__EXERCISE BRIEF__: Give back exactly the lines from the beginning of the listing below to the line holding "import seaborn as sns", both ends included; the pictures stay out.

__SOURCE MATERIAL__:
##########

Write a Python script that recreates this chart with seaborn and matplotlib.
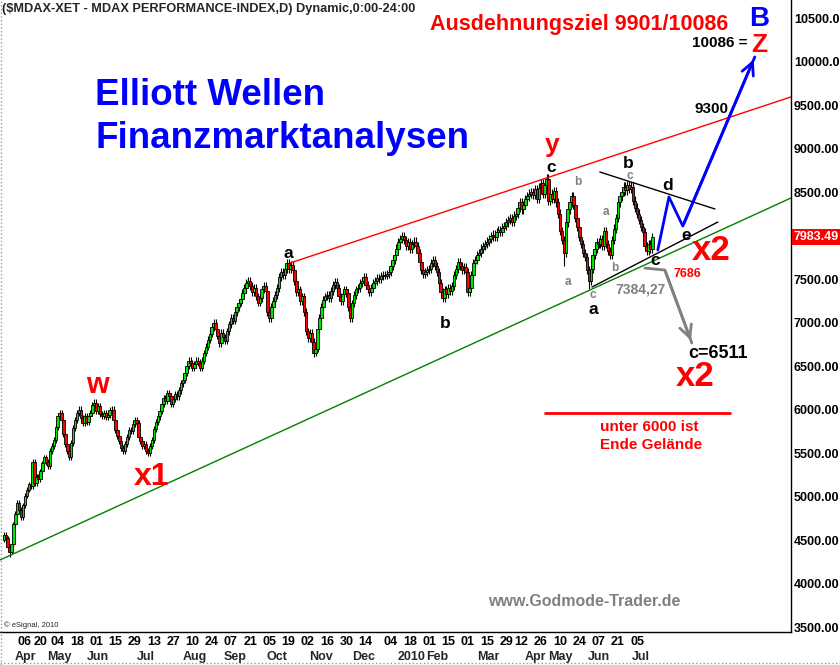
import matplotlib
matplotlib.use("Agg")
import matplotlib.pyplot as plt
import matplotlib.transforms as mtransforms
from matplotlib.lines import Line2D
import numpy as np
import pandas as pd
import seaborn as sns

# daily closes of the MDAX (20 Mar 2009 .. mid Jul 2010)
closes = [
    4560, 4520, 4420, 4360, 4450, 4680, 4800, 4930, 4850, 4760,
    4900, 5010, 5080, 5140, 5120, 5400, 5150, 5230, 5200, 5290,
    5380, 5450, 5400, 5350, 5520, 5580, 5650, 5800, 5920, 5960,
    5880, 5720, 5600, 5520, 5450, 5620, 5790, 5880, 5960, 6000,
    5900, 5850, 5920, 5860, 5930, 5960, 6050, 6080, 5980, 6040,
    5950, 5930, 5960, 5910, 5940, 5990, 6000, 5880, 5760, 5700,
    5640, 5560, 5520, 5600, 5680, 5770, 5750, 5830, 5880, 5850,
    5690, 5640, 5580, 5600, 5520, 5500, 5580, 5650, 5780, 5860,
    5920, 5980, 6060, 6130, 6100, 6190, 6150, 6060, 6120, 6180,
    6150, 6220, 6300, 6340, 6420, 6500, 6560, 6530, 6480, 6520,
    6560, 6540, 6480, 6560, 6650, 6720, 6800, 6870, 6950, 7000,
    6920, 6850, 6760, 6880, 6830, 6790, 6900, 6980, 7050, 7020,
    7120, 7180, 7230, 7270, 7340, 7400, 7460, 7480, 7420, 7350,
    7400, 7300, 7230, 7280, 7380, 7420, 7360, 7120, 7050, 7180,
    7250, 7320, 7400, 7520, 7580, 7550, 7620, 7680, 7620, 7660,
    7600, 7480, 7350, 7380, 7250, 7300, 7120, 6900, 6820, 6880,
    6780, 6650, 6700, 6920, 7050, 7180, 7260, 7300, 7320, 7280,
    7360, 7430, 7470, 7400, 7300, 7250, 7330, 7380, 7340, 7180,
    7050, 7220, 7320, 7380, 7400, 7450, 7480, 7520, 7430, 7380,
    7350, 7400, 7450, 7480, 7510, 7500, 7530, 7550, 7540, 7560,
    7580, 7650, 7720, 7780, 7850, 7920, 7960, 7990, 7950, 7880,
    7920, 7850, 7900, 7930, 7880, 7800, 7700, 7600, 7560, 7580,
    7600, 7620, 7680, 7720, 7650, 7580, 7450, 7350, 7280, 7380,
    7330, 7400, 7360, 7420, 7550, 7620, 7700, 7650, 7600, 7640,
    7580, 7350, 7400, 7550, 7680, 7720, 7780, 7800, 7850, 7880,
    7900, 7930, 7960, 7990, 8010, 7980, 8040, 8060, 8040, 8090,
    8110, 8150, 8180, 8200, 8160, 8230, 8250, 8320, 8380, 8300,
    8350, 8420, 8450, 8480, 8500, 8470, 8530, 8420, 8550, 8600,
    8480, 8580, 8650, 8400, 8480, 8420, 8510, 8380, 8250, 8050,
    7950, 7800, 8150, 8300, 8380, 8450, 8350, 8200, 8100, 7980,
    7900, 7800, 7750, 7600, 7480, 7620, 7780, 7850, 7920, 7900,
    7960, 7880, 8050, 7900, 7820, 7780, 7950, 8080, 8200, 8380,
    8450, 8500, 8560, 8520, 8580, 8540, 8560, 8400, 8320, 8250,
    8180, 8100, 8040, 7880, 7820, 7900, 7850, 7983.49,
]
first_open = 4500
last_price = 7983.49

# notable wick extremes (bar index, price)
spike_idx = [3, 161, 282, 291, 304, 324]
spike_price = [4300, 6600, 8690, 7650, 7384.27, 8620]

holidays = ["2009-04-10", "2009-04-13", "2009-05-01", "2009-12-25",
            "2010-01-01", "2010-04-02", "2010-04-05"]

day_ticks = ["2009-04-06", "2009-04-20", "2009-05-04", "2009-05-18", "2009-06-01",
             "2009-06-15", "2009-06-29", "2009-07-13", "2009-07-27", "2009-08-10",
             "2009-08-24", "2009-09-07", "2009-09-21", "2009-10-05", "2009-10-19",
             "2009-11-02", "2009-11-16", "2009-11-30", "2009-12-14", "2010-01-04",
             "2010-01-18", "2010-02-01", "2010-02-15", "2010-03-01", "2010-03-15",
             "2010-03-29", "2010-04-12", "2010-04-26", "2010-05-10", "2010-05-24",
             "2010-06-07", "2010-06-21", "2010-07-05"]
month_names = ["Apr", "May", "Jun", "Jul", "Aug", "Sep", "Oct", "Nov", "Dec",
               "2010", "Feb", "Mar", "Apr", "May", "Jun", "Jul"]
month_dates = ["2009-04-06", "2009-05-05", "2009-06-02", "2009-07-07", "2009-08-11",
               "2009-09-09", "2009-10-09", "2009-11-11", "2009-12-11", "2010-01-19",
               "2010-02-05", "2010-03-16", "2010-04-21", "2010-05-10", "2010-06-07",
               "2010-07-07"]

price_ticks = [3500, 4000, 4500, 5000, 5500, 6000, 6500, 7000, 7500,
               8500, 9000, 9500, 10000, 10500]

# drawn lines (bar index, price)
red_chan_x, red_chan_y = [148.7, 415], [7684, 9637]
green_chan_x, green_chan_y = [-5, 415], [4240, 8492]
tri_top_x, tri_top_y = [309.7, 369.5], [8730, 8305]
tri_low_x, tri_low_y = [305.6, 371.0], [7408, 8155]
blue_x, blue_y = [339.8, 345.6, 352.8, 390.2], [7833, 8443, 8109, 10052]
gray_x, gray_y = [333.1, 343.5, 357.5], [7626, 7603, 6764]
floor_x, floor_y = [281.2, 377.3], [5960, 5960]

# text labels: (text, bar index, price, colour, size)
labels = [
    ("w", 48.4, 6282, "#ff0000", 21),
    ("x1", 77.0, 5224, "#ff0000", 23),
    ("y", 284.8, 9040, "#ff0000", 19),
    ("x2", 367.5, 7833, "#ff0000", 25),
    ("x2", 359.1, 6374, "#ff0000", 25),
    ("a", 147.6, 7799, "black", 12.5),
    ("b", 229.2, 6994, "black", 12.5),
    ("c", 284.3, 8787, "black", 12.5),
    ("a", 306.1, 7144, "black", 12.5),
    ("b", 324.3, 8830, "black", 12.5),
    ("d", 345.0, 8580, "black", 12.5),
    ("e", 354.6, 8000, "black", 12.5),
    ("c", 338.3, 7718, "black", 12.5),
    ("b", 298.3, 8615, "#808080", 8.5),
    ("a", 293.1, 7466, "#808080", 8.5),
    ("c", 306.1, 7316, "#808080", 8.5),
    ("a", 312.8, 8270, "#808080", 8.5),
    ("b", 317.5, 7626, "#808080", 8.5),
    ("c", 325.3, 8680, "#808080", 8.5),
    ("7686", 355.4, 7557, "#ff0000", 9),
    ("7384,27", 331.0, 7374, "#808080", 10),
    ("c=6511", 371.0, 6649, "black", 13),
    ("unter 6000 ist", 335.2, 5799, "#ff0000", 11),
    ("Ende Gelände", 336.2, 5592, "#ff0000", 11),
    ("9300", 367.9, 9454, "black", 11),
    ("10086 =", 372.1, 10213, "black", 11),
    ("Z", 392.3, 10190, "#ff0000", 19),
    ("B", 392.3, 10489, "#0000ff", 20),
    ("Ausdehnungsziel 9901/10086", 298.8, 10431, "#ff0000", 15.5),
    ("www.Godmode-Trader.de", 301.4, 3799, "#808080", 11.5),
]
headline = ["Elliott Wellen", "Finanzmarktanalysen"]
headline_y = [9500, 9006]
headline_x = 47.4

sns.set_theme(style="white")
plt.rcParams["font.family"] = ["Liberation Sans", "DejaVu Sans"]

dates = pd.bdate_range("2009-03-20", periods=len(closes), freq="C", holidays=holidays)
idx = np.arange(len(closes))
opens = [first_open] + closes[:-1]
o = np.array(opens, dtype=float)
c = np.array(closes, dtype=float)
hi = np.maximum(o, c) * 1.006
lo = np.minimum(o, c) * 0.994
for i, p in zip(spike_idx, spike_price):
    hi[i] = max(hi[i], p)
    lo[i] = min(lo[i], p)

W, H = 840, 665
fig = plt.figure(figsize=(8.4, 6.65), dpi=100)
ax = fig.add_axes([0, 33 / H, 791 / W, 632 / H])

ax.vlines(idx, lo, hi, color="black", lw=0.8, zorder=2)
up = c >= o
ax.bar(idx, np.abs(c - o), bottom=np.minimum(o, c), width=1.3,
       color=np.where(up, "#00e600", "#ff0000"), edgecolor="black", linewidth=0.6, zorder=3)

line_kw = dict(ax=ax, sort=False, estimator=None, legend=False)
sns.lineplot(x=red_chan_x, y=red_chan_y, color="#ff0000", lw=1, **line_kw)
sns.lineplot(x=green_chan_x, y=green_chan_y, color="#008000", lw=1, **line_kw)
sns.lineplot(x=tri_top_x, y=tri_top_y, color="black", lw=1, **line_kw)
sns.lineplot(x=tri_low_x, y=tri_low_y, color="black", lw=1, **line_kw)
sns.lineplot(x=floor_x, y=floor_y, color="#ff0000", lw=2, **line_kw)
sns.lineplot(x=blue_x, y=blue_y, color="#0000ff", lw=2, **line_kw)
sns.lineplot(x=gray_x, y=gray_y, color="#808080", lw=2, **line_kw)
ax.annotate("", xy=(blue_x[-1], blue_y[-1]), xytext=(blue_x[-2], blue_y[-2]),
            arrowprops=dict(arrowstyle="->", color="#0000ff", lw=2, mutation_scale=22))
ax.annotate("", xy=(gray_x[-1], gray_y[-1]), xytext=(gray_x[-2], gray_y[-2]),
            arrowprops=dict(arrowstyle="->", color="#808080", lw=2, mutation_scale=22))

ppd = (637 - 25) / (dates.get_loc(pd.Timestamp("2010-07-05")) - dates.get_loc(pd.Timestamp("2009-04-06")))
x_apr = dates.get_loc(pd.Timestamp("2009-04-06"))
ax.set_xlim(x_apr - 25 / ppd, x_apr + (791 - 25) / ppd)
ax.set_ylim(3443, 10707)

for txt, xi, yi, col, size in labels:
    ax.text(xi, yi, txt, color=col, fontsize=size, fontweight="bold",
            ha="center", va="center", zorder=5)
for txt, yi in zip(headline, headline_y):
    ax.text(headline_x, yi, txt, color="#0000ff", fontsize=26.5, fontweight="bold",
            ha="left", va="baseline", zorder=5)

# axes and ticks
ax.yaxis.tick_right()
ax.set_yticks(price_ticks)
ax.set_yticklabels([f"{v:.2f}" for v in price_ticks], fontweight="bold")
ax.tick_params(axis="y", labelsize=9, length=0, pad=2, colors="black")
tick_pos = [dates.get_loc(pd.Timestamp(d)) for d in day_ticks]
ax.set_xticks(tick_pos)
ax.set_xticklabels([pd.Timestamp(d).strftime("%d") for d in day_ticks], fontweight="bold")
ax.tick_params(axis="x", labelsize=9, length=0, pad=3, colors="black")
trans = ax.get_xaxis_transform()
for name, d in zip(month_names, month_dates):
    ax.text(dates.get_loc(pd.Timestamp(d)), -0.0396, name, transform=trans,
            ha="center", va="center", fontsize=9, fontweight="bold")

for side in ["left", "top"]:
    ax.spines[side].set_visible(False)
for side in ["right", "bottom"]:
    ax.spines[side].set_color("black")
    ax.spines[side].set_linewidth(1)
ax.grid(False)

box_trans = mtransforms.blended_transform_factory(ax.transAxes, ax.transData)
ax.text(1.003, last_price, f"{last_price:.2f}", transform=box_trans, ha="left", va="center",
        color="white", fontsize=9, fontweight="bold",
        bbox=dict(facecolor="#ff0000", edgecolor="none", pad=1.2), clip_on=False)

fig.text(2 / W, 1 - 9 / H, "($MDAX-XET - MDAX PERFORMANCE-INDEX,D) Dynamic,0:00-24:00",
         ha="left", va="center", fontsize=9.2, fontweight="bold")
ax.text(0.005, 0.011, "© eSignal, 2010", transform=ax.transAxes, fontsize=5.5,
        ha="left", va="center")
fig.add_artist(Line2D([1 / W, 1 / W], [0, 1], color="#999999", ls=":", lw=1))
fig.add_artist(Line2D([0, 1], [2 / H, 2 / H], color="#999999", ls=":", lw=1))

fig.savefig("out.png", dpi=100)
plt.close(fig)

##########

__TASK ANSWER__:
Write a Python script that recreates this chart with seaborn and matplotlib.
import matplotlib
matplotlib.use("Agg")
import matplotlib.pyplot as plt
import matplotlib.transforms as mtransforms
from matplotlib.lines import Line2D
import numpy as np
import pandas as pd
import seaborn as sns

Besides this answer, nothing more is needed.